I curious thing has happened to me over the past month or so. Do to a work-related relocation, I had to go a few weeks without access to television. I was thrilled at the prospect, because I knew that it would force to spend more time on one of my true loves. What I didn’t realize at the time was that this brief television hiatus would result in what appears to be a more or less permanent aversion to traditional TV.
What began as a curious nightly foray into YouTube has been a more or less steady habit of online video consumption. Interestingly, what I thought would be a limited source of entertainment turns out to be a nearly limitless fountain of both entertainment and education. I literally have hours worth of content waiting to be consumed in my “Watch Later” playlist.
And sure enough, as I started to spend more time on YouTube and share my experiences with “real life” friends and family, I discovered three things:
1) Several “real life” friends and a whole host of “online” friends have also ditched their traditional TV experience in favor of YouTube (or some variation thereof like Netflix).
2) Many loyal YouTubers choose to engage in a two-way interaction by both consuming loads of content and also creating loads of content (often in the form of a targeted response to other YouTubers that they interact with in one way or another).
3) By leveraging mobile, I could also completely disconnect from traditional AM talk radio while driving around in the car, opting to instead stream some or all of my favorite radio talk shows.

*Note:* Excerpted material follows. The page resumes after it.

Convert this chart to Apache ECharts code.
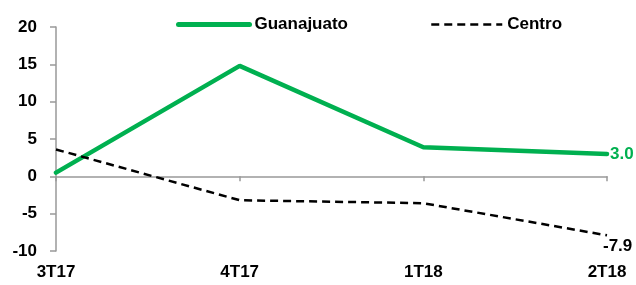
<!DOCTYPE html>
<html><head><meta charset="utf-8">
<script src="https://cdn.jsdelivr.net/npm/echarts@6/dist/echarts.min.js"></script>
<style>html,body{margin:0;padding:0;background:#fff}#c{width:636px;height:285px}</style>
</head><body><div id="c"></div>
<script>
const categories = ['3T17', '4T17', '1T18', '2T18'];
const guanajuato = [0.5, 14.8, 3.9, 3.0];
const centro = [3.6, -3.2, -3.6, -7.9];
const yTicks = [-10, -5, 0, 5, 10, 15, 20];

const FONT = '"Liberation Sans", Arial, sans-serif';
const chart = echarts.init(document.getElementById('c'), null, {renderer: 'canvas'});
chart.setOption({
  animation: false,
  backgroundColor: '#fff',
  grid: {left: 56, right: 29, top: 27, bottom: 34, containLabel: false, outerBoundsMode: 'none'},
  legend: {
    top: 11, left: 171, itemWidth: 71, itemHeight: 12, itemGap: 82,
    itemStyle: {opacity: 0},
    textStyle: {fontFamily: FONT, fontWeight: 'bold', fontSize: 17, color: '#000'},
    data: [
      {name: 'Guanajuato', lineStyle: {width: 5, cap: 'round'}},
      {name: 'Centro', lineStyle: {width: 2.5}}
    ]
  },
  xAxis: [{
    type: 'category', data: categories, boundaryGap: false,
    axisLine: {onZero: true, lineStyle: {color: '#999', width: 1.5}},
    axisTick: {show: true, alignWithLabel: true, length: 5, lineStyle: {color: '#999', width: 1.5}},
    axisLabel: {show: false}
  }, {
    type: 'category', data: categories, boundaryGap: false, position: 'bottom',
    axisLine: {show: false, onZero: false},
    axisTick: {show: false},
    axisLabel: {
      fontFamily: FONT, fontWeight: 'bold', fontSize: 17, color: '#000',
      interval: 0, margin: 13
    }
  }],
  yAxis: {
    type: 'value', min: yTicks[0], max: yTicks[yTicks.length - 1], interval: 5,
    splitLine: {show: false},
    axisLine: {show: true, lineStyle: {color: '#999', width: 1.5}},
    axisTick: {show: true, length: 6, lineStyle: {color: '#999', width: 1.5}},
    axisLabel: {fontFamily: FONT, fontWeight: 'bold', fontSize: 17, color: '#000', margin: 19}
  },
  series: [
    {
      name: 'Guanajuato', type: 'line', data: guanajuato, symbol: 'none',
      color: '#00B050',
      lineStyle: {color: '#00B050', width: 4.5, cap: 'round'},
      endLabel: {
        show: true, distance: 3,
        fontFamily: FONT, fontWeight: 'bold', fontSize: 17, color: '#00B050',
        formatter: p => Number(p.value).toFixed(1)
      }
    },
    {
      name: 'Centro', type: 'line', data: centro, symbol: 'none',
      color: '#000',
      lineStyle: {color: '#000', width: 2.5, type: [8, 5]},
      endLabel: {
        show: true, distance: 0, offset: [-4, 11],
        fontFamily: FONT, fontWeight: 'bold', fontSize: 17, color: '#000',
        formatter: p => Number(p.value).toFixed(1)
      }
    }
  ]
});
</script></body></html>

This led me to to the very plausible conclusion that most traditional forms of advertising are on the verge of extinction. Heck, print advertising is already half, if not three-quarters, dead. And since the video and audio consumption I described above is often nearly or completely ad free (at least in the traditional sense…I don’t mind getting served short pre-roll ads that I can opt out of at my discretion) it’s clear that traditional and radio and TV advertising could also be on their death beds without even knowing it.
Granted, I understand that I’m still in the minority. Furthermore, folks like my wife are still very much entrenched in their traditional TV (complete with 30-second ad spot) watching ways. But it would be foolish to simply ignore the “ad free” media consumption trend that I myself am now a part of.
So what does this mean for the savvy marketer? Simple. Make sure that your traditional advertising media is designed to have legs beyond the traditional channel that it’s being served on:
- If you’re into TV commercials, make sure you have formats that are online, pre-roll friendly.
- If radio is a big channel for your business, make sure you’re exploring ways to enter the consciousness of your consumers that have abandoned the airwaves for the stream.
- If print ads are your ticket, where have you been for the past 5-10 years? Just kidding! Sort of. In all seriousness, though, it’s time to invest the dollars necessary to figure out what your target audience is doing when they’re not holding a magazine or a newspaper and it’s also time to invest major dollars in ways to target folks that are transitioning from print to tablet consumption
And perhaps most importantly, make sure that your advertising media is social media friendly. Not everybody can knock it out of the park the way Old Spice and Dos Equis have in recent years, but what you can do is make sure that your advertising media assets lend themselves to social sharing, and that your display media campaign strategy is tightly aligned with your search and social strategy.
Otherwise, your marketing program could find itself holding the short end of the stick when people like me go from being the minority to the majority.